Medical Marijuana User’s Entitlement to Colorado Unemployment Benefits is “Up in Smoke”
Our last newsletter reported on the importance of proving in an unemployment compensation proceeding that a drug testing laboratory used by an employer is licensed or certified, when the employer is relying on positive test results to oppose a dismissed employee's unemployment benefits claim. Indeed, a new decision from the Colorado Court of Appeals indicates that, with such evidence, a medical marijuana user who is fired for a positive test result is not eligible for such benefits. In Beinor v. Industrial Claim Appeals Office, ___ P.3d ___, 2011 WL 3612226 (Colo. App. Aug. 18, 2001), the Colorado Court of Appeals upheld the Order of the ICAO denying unemployment compensation benefits to a discharged employee who had tested positive for marijuana. The employee presented evidence that he used "medical marijuana" for severe headaches, as recommended by a physician. The employer did not contest the employee's eligibility to use medical marijuana, and it did not argue that the employee's marijuana use adversely affected his job performance. Rather, the employer simply contended that the discharged employee was disqualified from receiving benefits because of C.R.S. § 8-73-108(5)(e)(ix.5). This section of the law allows denial of benefits if the employee tests positive "during working hours" for a "controlled substance" that is "not medically prescribed." Notably, the claimant did not dispute the accuracy of the test results or the certification of the lab that performed the test.

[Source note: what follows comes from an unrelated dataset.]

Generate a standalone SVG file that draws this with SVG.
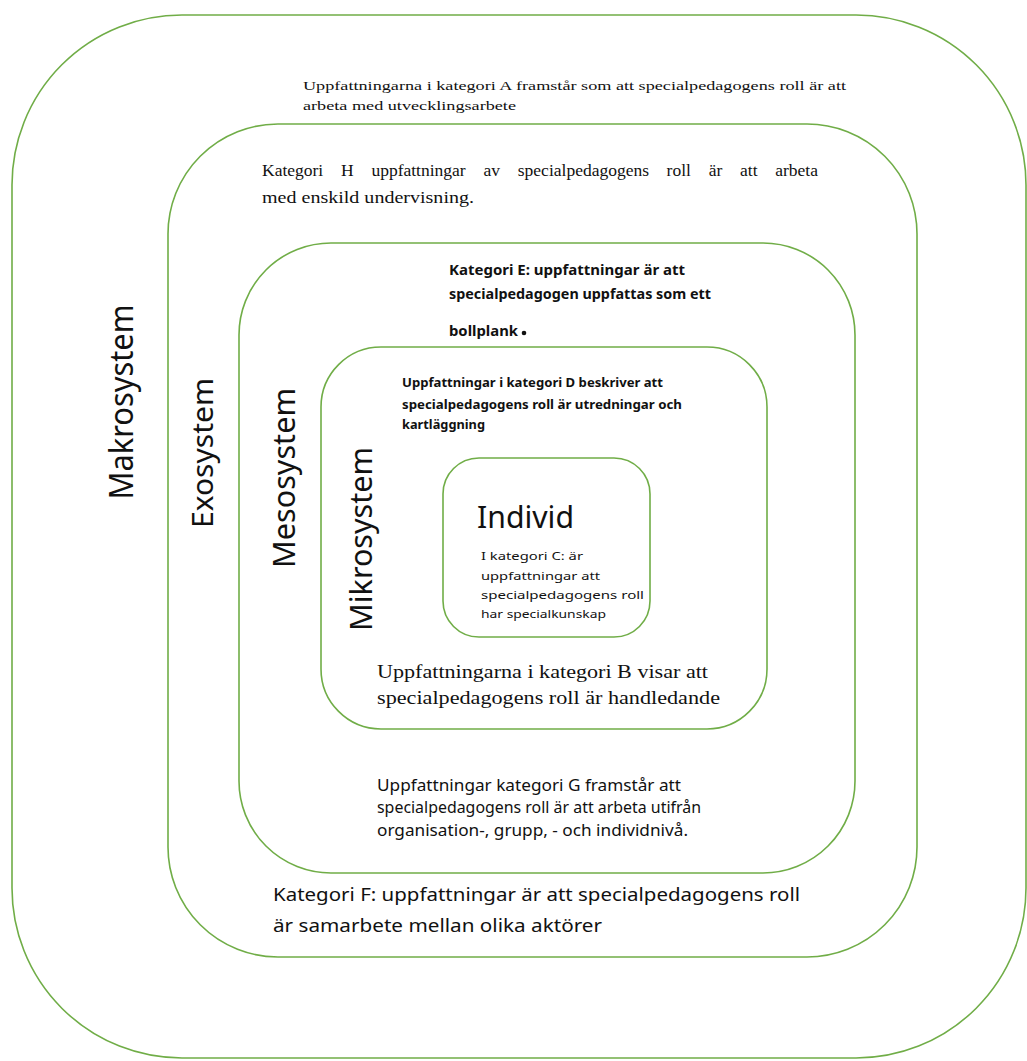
<svg xmlns="http://www.w3.org/2000/svg" width="1027" height="1061" viewBox="0 0 1027 1061">
<style>
.box{fill:none;stroke:#70AD47;stroke-width:1.6}
.serif{font-family:"Liberation Serif","DejaVu Serif",serif;fill:#111}
.sans{font-family:"Noto Sans","Open Sans","Liberation Sans",sans-serif;fill:#111}
.bold{font-weight:bold}
</style>
<rect width="1027" height="1061" fill="#fff"/>
<g id="makrosystem">
<rect class="box" x="12" y="15" width="1014" height="1043" rx="170" ry="170"/>
<text class="sans" font-size="32" transform="translate(133,402) rotate(-90)" x="0" y="0" text-anchor="middle" textLength="195" lengthAdjust="spacingAndGlyphs">Makrosystem</text>
<text class="serif" font-size="13.5" x="303" y="90" textLength="543" lengthAdjust="spacingAndGlyphs">Uppfattningarna i kategori A framstår som att specialpedagogens roll är att</text>
<text class="serif" font-size="13.5" x="303" y="110" textLength="213" lengthAdjust="spacingAndGlyphs">arbeta med utvecklingsarbete</text>
</g>
<g id="exosystem">
<rect class="box" x="168" y="124" width="749" height="833" rx="110" ry="110"/>
<text class="sans" font-size="29" transform="translate(213,453) rotate(-90)" x="0" y="0" text-anchor="middle" textLength="150" lengthAdjust="spacingAndGlyphs">Exosystem</text>
<text class="serif" font-size="17.5" y="176"><tspan x="262">Kategori</tspan><tspan x="341">H</tspan><tspan x="371.4">uppfattningar</tspan><tspan x="483.5">av</tspan><tspan x="517.8">specialpedagogens</tspan><tspan x="666.6">roll</tspan><tspan x="708.7">är</tspan><tspan x="740">att</tspan><tspan x="818" text-anchor="end">arbeta</tspan></text>
<text class="serif" font-size="17" x="262" y="203" textLength="212" lengthAdjust="spacingAndGlyphs">med enskild undervisning.</text>
<text class="sans" font-size="17.5" x="273" y="901" textLength="527" lengthAdjust="spacingAndGlyphs">Kategori F: uppfattningar är att specialpedagogens roll</text>
<text class="sans" font-size="17.5" x="273" y="932" textLength="329" lengthAdjust="spacingAndGlyphs">är samarbete mellan olika aktörer</text>
</g>
<g id="mesosystem">
<rect class="box" x="239" y="243" width="616" height="630" rx="92" ry="92"/>
<text class="sans" font-size="30" transform="translate(295,478) rotate(-90)" x="0" y="0" text-anchor="middle" textLength="180" lengthAdjust="spacingAndGlyphs">Mesosystem</text>
<text class="sans bold" font-size="13.5" x="449" y="275" textLength="236" lengthAdjust="spacingAndGlyphs">Kategori E: uppfattningar är att</text>
<text class="sans bold" font-size="13.5" x="449" y="299" textLength="262" lengthAdjust="spacingAndGlyphs">specialpedagogen uppfattas som ett</text>
<text class="sans bold" font-size="13.5" x="449" y="336" textLength="69" lengthAdjust="spacingAndGlyphs">bollplank</text>
<circle cx="524" cy="333" r="2.3" fill="#111"/>
<text class="sans" font-size="15.5" x="377" y="791" textLength="304" lengthAdjust="spacingAndGlyphs">Uppfattningar kategori G framstår att</text>
<text class="sans" font-size="15.5" x="377" y="813" textLength="324" lengthAdjust="spacingAndGlyphs">specialpedagogens roll är att arbeta utifrån</text>
<text class="sans" font-size="15.5" x="377" y="836" textLength="311" lengthAdjust="spacingAndGlyphs">organisation-, grupp, - och individnivå.</text>
</g>
<g id="mikrosystem">
<rect class="box" x="321" y="347" width="446" height="382" rx="60" ry="60"/>
<text class="sans" font-size="30" transform="translate(372,539) rotate(-90)" x="0" y="0" text-anchor="middle" textLength="184" lengthAdjust="spacingAndGlyphs">Mikrosystem</text>
<text class="sans bold" font-size="12.5" x="402" y="387" textLength="261" lengthAdjust="spacingAndGlyphs">Uppfattningar i kategori D beskriver att</text>
<text class="sans bold" font-size="12.5" x="402" y="409" textLength="280" lengthAdjust="spacingAndGlyphs">specialpedagogens roll är utredningar och</text>
<text class="sans bold" font-size="12.5" x="402" y="429" textLength="83" lengthAdjust="spacingAndGlyphs">kartläggning</text>
<text class="serif" font-size="19.5" x="377" y="678" textLength="331" lengthAdjust="spacingAndGlyphs">Uppfattningarna i kategori B visar att</text>
<text class="serif" font-size="19.5" x="377" y="704" textLength="343" lengthAdjust="spacingAndGlyphs">specialpedagogens roll är handledande</text>
</g>
<g id="individ">
<rect class="box" x="443" y="458" width="207" height="179" rx="36" ry="36"/>
<text class="sans" font-size="31" x="477" y="528" textLength="97" lengthAdjust="spacingAndGlyphs">Individ</text>
<text class="sans" font-size="11.5" x="481" y="560" textLength="102" lengthAdjust="spacingAndGlyphs">I kategori C: är</text>
<text class="sans" font-size="11.5" x="481" y="580" textLength="119" lengthAdjust="spacingAndGlyphs">uppfattningar att</text>
<text class="sans" font-size="11.5" x="481" y="599" textLength="163" lengthAdjust="spacingAndGlyphs">specialpedagogens roll</text>
<text class="sans" font-size="11.5" x="481" y="618" textLength="125" lengthAdjust="spacingAndGlyphs">har specialkunskap</text>
</g>
<g id="connectors"></g>
</svg>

The Deputy's initial decision denied the employee's request for benefits. The Hearing Officer reversed, finding that (1) the claimant was eligible to be on the medical marijuana registry, and (2) there was no evidence his marijuana use had adversely affected his job performance. The ICAO reversed the Hearing Officer, agreeing with the employer that the employee was disqualified under C.R.S. § 8-73-108(5)(e)(ix.5). The Court of Appeals has now affirmed the ICAO's decision.
In approving the ICAO's Order, the Court of Appeals noted that medical marijuana is not "prescribed" by a physician; rather, a physician may "recommend" its use under certain circumstances. Accordingly, the marijuana ingested by the claimant was "not medically prescribed" within the meaning of C.R.S. § 8-73-108(5)(e)(ix.5), and denial of benefits under that section was appropriate. The Court then held that this denial of benefits based on the use of medical marijuana did not violate the Colorado Constitution, specifically, Article 18, § 14, the constitutional amendment dealing with medical marijuana. In doing so, the Court observed that this constitutional amendment created limited exceptions to Colorado's criminal laws, and that the denial of benefits in this non-criminal setting did not violate the amendment.
The employer in this case had a "zero-tolerance drug policy." Although it does not appear that the Court relied on that fact in reaching its decision, employers wanting to maximize the likelihood that they will prevail in either unemployment claims or wrongful discharge cases based on medical marijuana use may consider adopting such a policy.
Sherman & Howard has prepared this advisory to provide general information on recent legal developments that may be of interest. This advisory does not provide legal advice for any specific situation and does not create an attorney-client relationship between any reader and the Firm.